* Begin SOURCE DATA *

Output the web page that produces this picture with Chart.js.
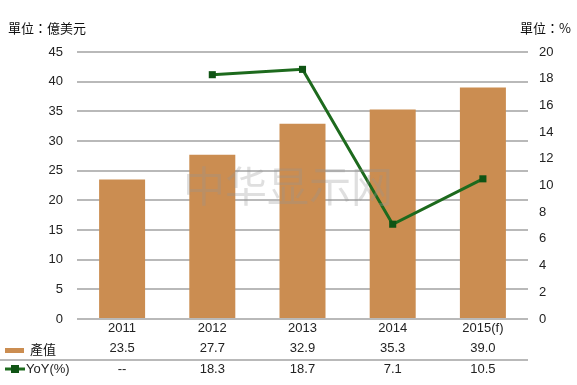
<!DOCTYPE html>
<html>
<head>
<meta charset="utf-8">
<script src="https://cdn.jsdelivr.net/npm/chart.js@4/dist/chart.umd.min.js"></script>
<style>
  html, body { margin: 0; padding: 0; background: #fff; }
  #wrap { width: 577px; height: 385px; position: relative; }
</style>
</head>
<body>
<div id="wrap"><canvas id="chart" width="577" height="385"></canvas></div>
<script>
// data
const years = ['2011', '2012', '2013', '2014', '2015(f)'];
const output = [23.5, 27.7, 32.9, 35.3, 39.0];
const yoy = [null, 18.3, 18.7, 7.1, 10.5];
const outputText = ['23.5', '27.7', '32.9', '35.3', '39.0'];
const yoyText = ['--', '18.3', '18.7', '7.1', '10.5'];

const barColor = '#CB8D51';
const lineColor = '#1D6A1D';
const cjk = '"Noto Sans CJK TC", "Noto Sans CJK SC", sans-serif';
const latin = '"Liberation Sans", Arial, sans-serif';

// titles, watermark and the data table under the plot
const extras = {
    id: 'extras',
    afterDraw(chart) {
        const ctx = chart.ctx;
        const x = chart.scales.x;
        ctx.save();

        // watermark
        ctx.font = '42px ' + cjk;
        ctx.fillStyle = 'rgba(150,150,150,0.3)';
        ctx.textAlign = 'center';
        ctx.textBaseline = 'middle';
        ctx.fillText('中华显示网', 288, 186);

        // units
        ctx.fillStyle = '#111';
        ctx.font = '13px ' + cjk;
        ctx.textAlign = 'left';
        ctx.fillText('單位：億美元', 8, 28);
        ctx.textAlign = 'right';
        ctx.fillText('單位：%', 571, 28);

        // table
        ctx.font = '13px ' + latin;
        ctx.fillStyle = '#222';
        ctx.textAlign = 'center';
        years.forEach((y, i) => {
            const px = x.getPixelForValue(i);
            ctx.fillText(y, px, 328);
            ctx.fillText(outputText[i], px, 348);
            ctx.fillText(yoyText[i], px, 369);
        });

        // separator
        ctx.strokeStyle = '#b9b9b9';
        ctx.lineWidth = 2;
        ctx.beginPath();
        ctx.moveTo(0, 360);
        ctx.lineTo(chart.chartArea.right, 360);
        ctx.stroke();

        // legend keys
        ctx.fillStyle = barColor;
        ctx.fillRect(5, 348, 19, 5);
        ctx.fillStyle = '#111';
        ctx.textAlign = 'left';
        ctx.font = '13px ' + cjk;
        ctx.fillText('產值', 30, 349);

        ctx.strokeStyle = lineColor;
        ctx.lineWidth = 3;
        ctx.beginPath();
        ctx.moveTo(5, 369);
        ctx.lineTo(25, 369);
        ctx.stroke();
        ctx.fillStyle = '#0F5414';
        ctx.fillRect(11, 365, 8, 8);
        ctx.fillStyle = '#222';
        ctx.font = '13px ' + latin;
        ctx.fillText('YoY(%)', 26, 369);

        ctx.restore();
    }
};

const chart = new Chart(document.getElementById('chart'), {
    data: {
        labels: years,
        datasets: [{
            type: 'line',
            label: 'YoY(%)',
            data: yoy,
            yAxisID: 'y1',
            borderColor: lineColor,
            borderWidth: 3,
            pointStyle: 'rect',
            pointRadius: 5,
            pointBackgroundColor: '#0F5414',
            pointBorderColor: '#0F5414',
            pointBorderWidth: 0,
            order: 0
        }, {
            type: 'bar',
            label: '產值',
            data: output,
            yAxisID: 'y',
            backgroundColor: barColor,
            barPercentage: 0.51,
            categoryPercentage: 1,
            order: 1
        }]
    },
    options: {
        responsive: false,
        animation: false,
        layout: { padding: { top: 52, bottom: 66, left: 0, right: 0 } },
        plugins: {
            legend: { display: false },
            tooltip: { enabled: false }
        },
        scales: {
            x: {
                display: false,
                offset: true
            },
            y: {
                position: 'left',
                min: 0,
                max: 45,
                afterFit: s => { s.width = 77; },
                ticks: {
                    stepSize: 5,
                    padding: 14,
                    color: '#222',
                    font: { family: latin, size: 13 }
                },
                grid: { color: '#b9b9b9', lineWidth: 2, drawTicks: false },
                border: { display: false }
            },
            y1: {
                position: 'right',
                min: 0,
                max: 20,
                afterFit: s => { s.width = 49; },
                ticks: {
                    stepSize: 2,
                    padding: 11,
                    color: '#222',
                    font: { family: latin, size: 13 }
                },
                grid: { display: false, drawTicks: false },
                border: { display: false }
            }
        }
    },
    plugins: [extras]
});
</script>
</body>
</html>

* End SOURCE DATA *

• **DIRECTION**: Print the data above verbatim from the first line through the line holding "const yoyText = ['--', '18.3', '18.7', '7.1', '10.5'];", leaving every picture out.

• **PROBLEM SOLUTION**:
Output the web page that produces this picture with Chart.js.
<!DOCTYPE html>
<html>
<head>
<meta charset="utf-8">
<script src="https://cdn.jsdelivr.net/npm/chart.js@4/dist/chart.umd.min.js"></script>
<style>
  html, body { margin: 0; padding: 0; background: #fff; }
  #wrap { width: 577px; height: 385px; position: relative; }
</style>
</head>
<body>
<div id="wrap"><canvas id="chart" width="577" height="385"></canvas></div>
<script>
// data
const years = ['2011', '2012', '2013', '2014', '2015(f)'];
const output = [23.5, 27.7, 32.9, 35.3, 39.0];
const yoy = [null, 18.3, 18.7, 7.1, 10.5];
const outputText = ['23.5', '27.7', '32.9', '35.3', '39.0'];
const yoyText = ['--', '18.3', '18.7', '7.1', '10.5'];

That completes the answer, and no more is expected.